現住職は、地元の多くの人に慕われているのだが、ある日倒れ、すい臓がんを言い渡される。それを機に、坊さんになるかどうか迷っていた主人公は、坊さん用に名前を変え、祖父の跡を継ぐが、坊さんの世界は知らないことの連続だ…。
というような話です。

映画として見た時に、ちょっと全体的に弱いな、と感じました。あまり知られていないお坊さんの日常を描く、というのは分かるんだけど、ちょっと内容にまとまりがないような気がしました。メインのストーリーとなるのは、幼なじみが関係する部分と、檀家の長老が関係する部分でしょうか。幼なじみのパートは、突発的な出来事により関係性が変わってしまう様を、そして檀家の長老のパートは、若くして住職になった主人公と、先代を慕う檀家たちの行き違いを描いている、という感じでしょうか。幼なじみパートは、ちょっとありがちなストーリー過ぎてちょっとなんとも言えなかったし、檀家の長老パートは、もう少し対立構造がはっきりするストーリーじゃないと入り込めないかなぁ、と思いました。
高野山大学時代の友人パートの話もあるんだけど、これは正直、なくてもストーリー全体には影響しないというか、なんでストーリーに組み込まれているのかイマイチよくわからない感じがしました。
そしてそれらの合間に、お坊さんの謎めいた日常的な話が組み込まれるんだけど、どうも中途半端な感じがしてしまいました。どうせなら、これらの「お坊さんあるある」をうまく発端にして全体のストーリーを組み上げられれば面白かったような気がするんだけど、これらの「お坊さんあるある」は、映画中で本当に挿入エピソード的な扱いなので、なるほどなぁと思いはするけど、映画の全体のストーリーの中で印象的な要素になれているわけではありません。
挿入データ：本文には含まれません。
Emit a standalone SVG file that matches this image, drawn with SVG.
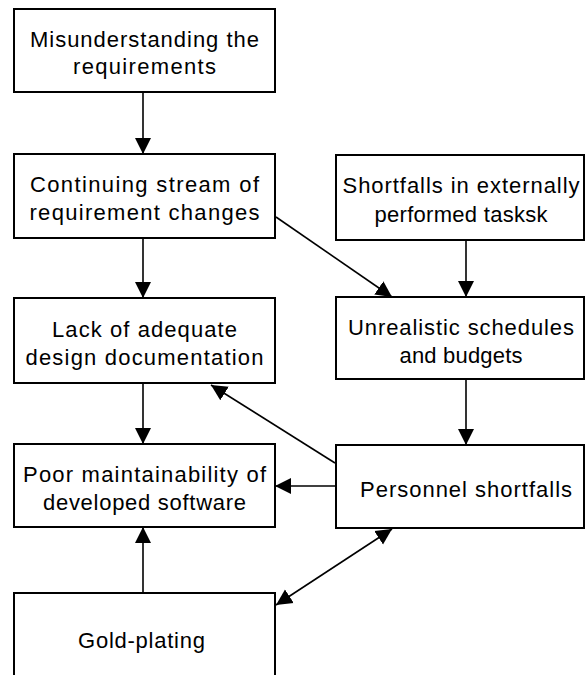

メインはやはり、幼なじみパートなんだけど、この幼なじみパートのせいで、「お坊さんという異世界に飛び込んだ主人公の葛藤」みたいなものが上書きされてしまっているような気がするのがもったいない気がしました。この映画は、僕の勝手なイメージでは、「突然お坊さんになってあたふたしている若い住職の奮闘」を描く部分に主眼があるような気がしたんだけど、幼なじみパートのエピソードがそれを全部かっさらって行ってしまっている気がします。お坊さんになったことへの葛藤よりも、ずっと仲良くしていた幼なじみへの心情が勝ってしまって、お坊さんになったことへの葛藤をうまく描ききれていないような印象を受けました。それでも、幼なじみパートが面白かったら別に問題はないんだけど、うーん、そうでもないと思うんだよなぁ。

なんとなく全体的に、もう少しやりようがあったような気がするので、ちょっともったいない気がしました。